** BEGIN Records **

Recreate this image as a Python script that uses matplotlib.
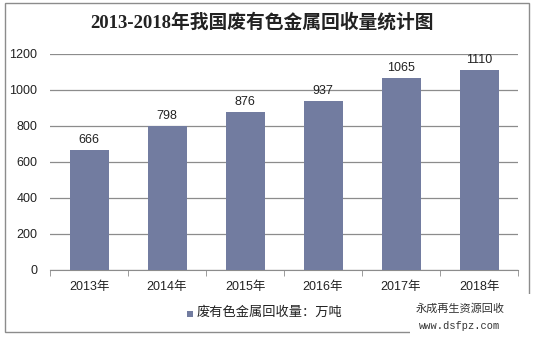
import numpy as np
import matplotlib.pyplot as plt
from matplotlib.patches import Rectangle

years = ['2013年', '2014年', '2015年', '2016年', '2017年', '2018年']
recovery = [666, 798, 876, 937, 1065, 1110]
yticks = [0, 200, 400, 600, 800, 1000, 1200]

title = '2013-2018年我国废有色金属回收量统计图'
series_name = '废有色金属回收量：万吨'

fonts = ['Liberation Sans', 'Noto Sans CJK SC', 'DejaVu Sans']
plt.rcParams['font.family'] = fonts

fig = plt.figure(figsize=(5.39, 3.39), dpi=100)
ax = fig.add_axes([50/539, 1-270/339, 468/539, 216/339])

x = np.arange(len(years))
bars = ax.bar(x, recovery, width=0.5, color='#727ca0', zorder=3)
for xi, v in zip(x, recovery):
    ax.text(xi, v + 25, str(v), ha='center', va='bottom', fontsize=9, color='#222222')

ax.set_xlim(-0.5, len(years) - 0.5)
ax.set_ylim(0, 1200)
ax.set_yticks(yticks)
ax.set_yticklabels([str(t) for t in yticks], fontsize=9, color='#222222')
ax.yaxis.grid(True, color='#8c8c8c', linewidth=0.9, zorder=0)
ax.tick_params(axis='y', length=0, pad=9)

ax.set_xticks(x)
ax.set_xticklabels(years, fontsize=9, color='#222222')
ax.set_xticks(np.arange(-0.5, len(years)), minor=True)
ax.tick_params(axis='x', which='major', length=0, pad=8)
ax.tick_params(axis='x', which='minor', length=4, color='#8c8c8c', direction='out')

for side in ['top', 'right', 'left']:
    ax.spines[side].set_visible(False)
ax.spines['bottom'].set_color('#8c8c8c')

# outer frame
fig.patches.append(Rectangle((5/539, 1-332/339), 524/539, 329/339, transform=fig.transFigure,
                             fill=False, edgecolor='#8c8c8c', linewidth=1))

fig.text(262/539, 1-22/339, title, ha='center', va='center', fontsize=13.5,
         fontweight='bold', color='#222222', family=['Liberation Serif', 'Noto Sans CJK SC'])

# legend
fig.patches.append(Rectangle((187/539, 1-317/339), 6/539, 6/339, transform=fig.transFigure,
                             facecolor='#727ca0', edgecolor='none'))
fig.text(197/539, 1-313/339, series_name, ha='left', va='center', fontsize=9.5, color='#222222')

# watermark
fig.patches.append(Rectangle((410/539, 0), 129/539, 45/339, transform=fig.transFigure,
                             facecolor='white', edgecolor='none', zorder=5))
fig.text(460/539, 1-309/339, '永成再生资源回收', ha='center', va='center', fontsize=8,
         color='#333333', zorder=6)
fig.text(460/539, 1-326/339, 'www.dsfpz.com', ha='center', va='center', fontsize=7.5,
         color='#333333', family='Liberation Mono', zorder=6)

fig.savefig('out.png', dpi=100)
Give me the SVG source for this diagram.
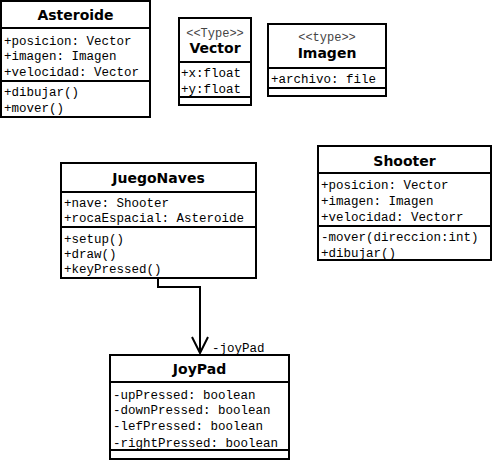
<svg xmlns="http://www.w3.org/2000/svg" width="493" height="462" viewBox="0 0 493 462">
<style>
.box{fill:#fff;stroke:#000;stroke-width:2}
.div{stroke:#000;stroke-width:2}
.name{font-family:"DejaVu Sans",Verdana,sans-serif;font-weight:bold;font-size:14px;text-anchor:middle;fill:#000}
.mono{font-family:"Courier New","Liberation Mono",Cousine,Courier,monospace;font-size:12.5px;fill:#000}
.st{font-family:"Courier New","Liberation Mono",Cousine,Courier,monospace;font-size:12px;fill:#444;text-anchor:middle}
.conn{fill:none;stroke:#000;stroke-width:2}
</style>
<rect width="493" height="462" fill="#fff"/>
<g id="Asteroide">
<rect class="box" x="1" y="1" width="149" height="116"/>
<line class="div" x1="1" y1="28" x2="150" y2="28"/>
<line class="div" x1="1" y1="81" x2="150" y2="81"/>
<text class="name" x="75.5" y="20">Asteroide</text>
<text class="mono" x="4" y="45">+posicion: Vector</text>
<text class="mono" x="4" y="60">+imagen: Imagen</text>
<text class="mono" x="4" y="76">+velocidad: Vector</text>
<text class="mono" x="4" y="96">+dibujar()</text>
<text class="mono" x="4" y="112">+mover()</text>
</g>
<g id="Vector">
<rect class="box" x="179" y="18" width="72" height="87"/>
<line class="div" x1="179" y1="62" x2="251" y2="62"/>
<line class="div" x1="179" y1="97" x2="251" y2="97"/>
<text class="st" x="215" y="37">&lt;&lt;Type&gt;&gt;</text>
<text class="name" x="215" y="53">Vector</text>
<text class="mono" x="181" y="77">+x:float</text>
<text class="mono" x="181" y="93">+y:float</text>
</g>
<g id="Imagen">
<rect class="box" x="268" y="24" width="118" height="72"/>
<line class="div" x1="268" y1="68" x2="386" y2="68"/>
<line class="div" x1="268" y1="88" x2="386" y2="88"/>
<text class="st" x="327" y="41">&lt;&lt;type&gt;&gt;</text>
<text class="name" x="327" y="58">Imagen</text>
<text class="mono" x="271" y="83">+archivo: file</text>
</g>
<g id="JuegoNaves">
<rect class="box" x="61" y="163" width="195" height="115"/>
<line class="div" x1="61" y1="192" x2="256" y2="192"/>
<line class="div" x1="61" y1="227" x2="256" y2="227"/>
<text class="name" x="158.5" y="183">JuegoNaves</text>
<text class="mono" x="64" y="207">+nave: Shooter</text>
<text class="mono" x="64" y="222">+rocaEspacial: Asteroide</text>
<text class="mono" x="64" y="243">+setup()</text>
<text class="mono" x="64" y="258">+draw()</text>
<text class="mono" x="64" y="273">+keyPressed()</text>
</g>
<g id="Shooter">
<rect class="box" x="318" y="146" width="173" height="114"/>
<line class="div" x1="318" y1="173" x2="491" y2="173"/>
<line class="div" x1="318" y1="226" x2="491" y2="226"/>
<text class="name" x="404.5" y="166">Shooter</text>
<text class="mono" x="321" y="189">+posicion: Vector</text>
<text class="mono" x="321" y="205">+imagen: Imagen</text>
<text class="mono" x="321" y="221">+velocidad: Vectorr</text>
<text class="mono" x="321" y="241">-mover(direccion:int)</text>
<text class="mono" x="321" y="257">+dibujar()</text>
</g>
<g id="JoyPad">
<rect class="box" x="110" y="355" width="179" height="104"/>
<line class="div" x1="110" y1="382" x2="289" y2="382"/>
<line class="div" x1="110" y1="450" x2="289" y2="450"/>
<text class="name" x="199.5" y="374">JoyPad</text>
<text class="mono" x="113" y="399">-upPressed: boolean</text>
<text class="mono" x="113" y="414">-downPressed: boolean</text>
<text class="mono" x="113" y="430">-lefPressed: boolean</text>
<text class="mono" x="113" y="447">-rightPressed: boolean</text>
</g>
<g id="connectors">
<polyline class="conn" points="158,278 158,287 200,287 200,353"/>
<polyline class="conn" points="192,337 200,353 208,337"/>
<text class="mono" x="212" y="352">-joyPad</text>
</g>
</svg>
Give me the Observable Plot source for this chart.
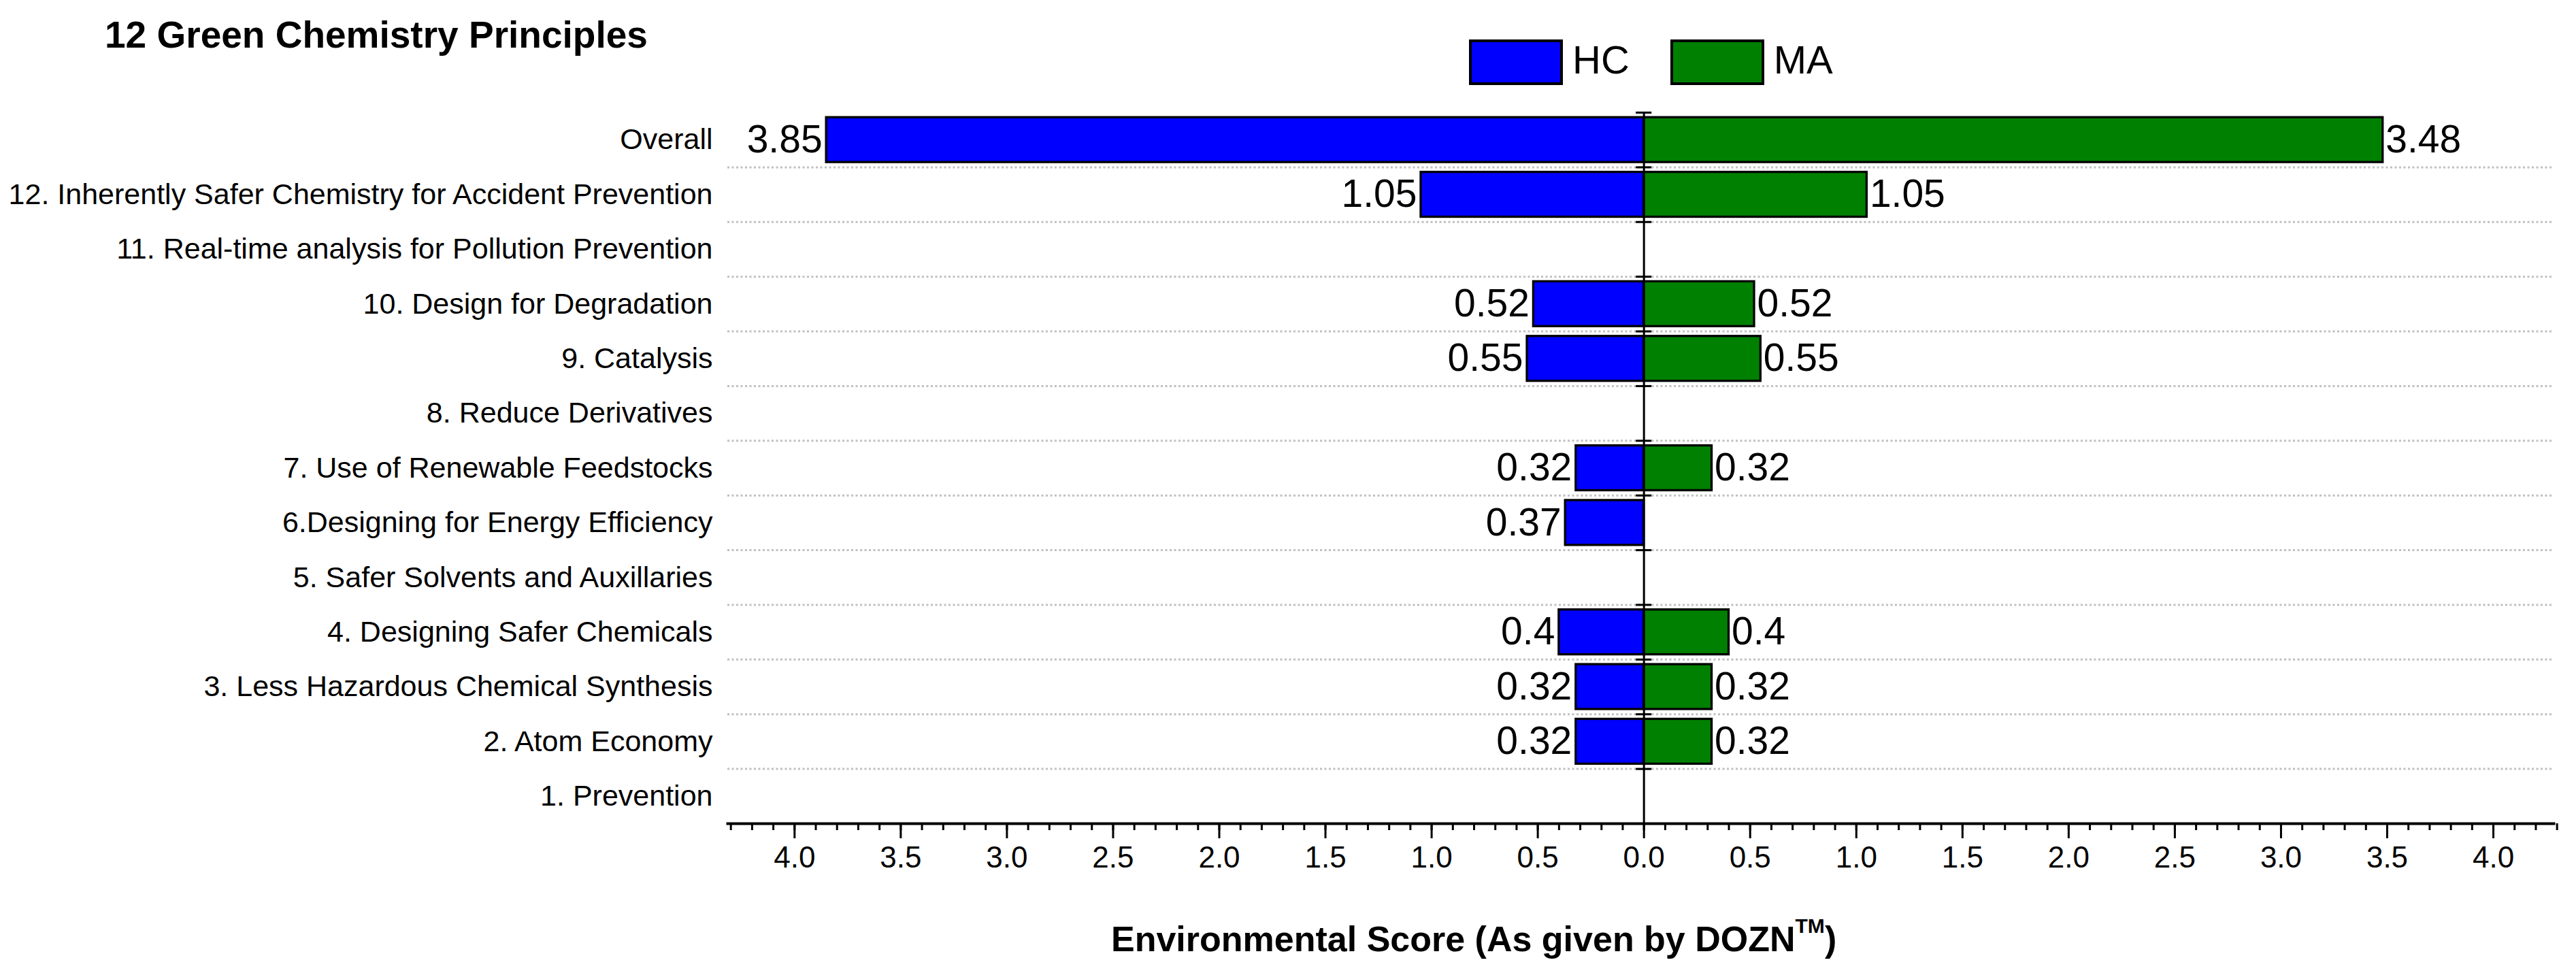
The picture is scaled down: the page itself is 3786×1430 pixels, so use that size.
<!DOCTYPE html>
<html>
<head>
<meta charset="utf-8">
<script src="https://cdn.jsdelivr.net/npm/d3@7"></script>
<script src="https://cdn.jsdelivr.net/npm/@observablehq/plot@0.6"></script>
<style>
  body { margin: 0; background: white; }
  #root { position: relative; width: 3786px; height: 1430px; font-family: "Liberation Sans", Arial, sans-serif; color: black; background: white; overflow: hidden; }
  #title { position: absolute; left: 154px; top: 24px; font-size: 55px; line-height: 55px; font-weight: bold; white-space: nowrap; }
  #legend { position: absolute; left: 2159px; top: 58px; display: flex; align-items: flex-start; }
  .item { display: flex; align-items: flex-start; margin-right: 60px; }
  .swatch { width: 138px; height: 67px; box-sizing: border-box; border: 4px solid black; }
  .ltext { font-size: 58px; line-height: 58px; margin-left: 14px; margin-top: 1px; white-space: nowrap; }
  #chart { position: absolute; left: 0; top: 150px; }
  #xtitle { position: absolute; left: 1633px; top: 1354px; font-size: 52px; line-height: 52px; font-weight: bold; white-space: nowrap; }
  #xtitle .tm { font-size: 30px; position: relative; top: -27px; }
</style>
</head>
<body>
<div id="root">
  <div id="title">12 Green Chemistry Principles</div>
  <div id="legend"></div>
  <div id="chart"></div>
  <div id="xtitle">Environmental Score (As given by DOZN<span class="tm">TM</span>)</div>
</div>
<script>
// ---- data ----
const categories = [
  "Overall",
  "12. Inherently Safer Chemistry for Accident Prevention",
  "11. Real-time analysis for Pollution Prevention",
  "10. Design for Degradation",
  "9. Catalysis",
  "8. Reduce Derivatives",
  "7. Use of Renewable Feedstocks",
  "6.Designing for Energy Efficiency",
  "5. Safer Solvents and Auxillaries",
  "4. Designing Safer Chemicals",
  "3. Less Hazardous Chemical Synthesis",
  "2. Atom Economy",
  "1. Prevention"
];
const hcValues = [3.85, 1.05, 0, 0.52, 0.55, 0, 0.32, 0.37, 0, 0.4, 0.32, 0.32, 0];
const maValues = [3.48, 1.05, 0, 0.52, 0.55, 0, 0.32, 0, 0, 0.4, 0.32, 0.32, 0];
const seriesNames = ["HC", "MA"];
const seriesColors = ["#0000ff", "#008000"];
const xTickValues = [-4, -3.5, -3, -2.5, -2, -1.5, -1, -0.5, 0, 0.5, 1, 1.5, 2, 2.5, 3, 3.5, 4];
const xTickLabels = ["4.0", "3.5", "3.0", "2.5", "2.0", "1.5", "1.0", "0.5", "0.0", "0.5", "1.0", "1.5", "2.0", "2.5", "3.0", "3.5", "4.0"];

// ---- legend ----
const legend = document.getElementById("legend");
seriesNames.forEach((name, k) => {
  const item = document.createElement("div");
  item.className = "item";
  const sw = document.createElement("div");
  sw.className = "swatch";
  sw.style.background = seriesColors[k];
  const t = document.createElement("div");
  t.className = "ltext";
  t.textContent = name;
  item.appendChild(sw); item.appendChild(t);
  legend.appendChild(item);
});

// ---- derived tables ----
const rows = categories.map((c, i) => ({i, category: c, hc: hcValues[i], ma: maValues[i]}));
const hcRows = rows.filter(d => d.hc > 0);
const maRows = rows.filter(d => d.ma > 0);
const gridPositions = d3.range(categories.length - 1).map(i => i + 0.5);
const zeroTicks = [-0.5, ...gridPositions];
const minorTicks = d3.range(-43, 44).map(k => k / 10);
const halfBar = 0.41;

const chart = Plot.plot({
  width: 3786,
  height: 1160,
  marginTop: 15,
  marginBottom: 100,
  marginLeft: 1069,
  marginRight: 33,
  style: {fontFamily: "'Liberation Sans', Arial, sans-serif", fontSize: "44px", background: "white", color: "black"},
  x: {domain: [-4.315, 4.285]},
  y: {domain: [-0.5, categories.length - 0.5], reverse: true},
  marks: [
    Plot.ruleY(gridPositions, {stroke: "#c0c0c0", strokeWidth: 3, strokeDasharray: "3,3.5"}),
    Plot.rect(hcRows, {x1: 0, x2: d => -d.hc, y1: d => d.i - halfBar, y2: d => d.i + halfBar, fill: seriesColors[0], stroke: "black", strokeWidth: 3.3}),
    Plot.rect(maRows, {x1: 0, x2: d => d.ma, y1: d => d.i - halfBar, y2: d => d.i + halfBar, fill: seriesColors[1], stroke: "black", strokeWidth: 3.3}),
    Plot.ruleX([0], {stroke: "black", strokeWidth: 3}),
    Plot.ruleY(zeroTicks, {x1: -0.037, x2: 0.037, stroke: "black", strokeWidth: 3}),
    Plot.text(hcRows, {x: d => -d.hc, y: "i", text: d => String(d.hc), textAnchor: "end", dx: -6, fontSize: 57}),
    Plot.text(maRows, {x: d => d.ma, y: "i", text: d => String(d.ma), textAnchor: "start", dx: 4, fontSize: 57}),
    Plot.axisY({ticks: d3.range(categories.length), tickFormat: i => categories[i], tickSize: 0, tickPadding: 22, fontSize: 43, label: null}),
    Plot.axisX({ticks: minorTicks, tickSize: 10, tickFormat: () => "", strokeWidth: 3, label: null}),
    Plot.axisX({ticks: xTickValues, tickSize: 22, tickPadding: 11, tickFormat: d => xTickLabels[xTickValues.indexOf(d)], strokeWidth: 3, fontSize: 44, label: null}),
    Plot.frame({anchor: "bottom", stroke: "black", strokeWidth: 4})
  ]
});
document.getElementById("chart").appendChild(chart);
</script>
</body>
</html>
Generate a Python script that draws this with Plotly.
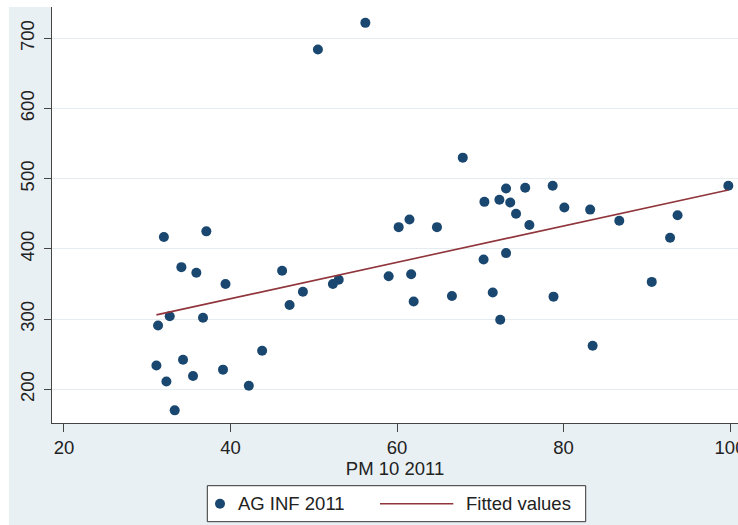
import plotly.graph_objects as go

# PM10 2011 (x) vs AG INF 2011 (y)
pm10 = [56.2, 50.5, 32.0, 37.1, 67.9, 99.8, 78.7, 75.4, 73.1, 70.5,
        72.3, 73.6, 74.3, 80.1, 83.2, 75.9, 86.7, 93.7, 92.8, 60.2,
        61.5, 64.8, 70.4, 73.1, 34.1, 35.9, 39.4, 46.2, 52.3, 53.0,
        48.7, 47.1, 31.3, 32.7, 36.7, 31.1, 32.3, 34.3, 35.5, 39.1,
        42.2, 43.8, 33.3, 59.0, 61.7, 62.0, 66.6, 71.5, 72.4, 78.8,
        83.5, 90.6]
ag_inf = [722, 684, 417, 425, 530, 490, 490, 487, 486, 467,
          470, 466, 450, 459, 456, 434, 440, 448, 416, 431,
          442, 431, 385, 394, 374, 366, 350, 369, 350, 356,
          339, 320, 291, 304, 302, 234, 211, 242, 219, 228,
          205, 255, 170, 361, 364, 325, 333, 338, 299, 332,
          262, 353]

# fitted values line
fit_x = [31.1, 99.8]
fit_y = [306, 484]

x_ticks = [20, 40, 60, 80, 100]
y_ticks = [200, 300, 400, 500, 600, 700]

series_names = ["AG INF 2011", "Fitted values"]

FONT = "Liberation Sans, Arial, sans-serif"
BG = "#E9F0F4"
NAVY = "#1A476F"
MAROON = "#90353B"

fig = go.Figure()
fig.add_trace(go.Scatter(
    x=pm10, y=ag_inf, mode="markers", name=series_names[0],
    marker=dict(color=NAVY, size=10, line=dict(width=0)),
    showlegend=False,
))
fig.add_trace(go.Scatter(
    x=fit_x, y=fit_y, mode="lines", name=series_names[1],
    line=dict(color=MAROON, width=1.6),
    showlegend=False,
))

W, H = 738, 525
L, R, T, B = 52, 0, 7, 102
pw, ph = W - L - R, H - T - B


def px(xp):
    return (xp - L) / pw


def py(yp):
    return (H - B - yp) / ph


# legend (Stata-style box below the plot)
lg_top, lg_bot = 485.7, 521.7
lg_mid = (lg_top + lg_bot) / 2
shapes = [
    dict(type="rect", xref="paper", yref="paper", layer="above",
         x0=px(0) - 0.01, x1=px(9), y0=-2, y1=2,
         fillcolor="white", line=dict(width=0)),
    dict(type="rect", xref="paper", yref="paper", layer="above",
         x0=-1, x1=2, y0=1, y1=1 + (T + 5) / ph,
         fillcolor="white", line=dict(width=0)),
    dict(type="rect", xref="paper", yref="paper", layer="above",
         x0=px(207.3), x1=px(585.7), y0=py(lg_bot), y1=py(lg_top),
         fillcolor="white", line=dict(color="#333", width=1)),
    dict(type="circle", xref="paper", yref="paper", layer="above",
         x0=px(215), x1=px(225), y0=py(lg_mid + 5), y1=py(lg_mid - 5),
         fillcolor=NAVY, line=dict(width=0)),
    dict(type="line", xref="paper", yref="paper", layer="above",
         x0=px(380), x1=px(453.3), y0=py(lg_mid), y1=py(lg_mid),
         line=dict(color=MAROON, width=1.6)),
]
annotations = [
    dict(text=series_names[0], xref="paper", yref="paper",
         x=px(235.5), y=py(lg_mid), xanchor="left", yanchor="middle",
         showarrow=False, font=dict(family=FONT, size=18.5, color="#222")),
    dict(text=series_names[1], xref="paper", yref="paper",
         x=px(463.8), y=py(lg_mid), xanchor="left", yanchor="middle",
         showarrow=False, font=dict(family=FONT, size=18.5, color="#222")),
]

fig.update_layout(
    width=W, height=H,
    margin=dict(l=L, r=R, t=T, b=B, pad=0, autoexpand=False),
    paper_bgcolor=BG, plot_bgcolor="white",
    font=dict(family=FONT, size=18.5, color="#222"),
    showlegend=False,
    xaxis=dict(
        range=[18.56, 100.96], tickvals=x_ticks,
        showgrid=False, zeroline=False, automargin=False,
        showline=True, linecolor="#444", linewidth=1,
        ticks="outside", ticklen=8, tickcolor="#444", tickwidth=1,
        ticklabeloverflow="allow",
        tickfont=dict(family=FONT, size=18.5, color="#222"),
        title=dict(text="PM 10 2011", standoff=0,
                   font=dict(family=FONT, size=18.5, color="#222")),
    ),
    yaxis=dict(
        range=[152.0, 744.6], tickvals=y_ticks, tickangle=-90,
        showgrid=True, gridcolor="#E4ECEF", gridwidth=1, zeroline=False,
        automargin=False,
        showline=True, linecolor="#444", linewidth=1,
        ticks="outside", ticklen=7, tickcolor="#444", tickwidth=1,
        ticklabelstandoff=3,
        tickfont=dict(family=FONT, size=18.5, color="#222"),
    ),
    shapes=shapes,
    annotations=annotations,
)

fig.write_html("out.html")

** END Records **

**Requirements:** Leave out the pictures. Transcribe only the lines above, from the first through the one that contains "ax.tick_params(axis='y', length=0, pad=9)".

**Answer for the task:**
Recreate this image as a Python script that uses matplotlib.
import numpy as np
import matplotlib.pyplot as plt
from matplotlib.patches import Rectangle

years = ['2013年', '2014年', '2015年', '2016年', '2017年', '2018年']
recovery = [666, 798, 876, 937, 1065, 1110]
yticks = [0, 200, 400, 600, 800, 1000, 1200]

title = '2013-2018年我国废有色金属回收量统计图'
series_name = '废有色金属回收量：万吨'

fonts = ['Liberation Sans', 'Noto Sans CJK SC', 'DejaVu Sans']
plt.rcParams['font.family'] = fonts

fig = plt.figure(figsize=(5.39, 3.39), dpi=100)
ax = fig.add_axes([50/539, 1-270/339, 468/539, 216/339])

x = np.arange(len(years))
bars = ax.bar(x, recovery, width=0.5, color='#727ca0', zorder=3)
for xi, v in zip(x, recovery):
    ax.text(xi, v + 25, str(v), ha='center', va='bottom', fontsize=9, color='#222222')

ax.set_xlim(-0.5, len(years) - 0.5)
ax.set_ylim(0, 1200)
ax.set_yticks(yticks)
ax.set_yticklabels([str(t) for t in yticks], fontsize=9, color='#222222')
ax.yaxis.grid(True, color='#8c8c8c', linewidth=0.9, zorder=0)
ax.tick_params(axis='y', length=0, pad=9)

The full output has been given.